Isn’t it the case that there will be a succession of self-serving stalls opening from outside the planned framework? Not only restaurants but galleries as well. It could be a combination with the current stores, and various situations could arise from there. There are still some old buildings, and we could add more artistic elements to them.
●Is there anything you would like to do in the Kabutocho community development?
I’d like to do a block party in Kabutocho. When I exhibited in LA a long time ago, I saw HYPEBEAST having a block party in the space between buildings, and they had a DJ booth and blasted music. It’s a financial district, and it would be cool to build a stage with golden pipes or something by architect Daisuke Motoki of DDAA.
●I want to go to that block party! As you say, it seems that leaving the phase with the gimmick will be the key to the next phase.
I think that is where the most results will be questioned.
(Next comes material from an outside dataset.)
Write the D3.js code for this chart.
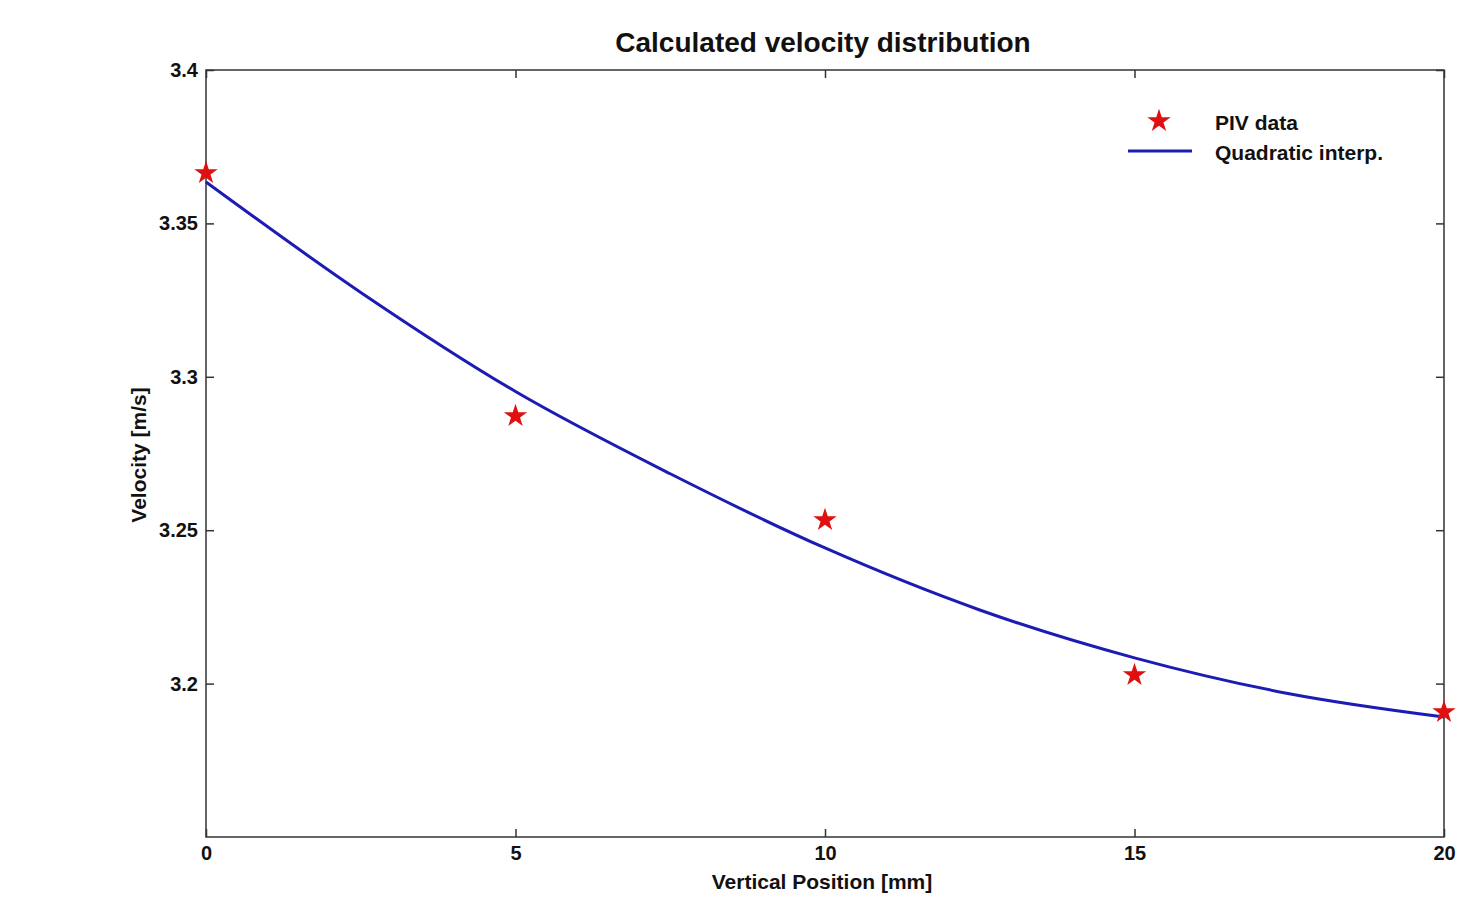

I still think it’s important to create a situation in the city to generate contingent phenomena.
Born in 1978 in Tottori Prefecture. After graduating from Tokyo Zokei University with a degree in painting, he moved to Midori-so after working as an artist. He began his career as an illustrator and character designer. Since then, he has walked through the design field as an art director and graphic designer and is currently working on numerous projects across the board, from advertisements to books and branding for movie theaters and hotels.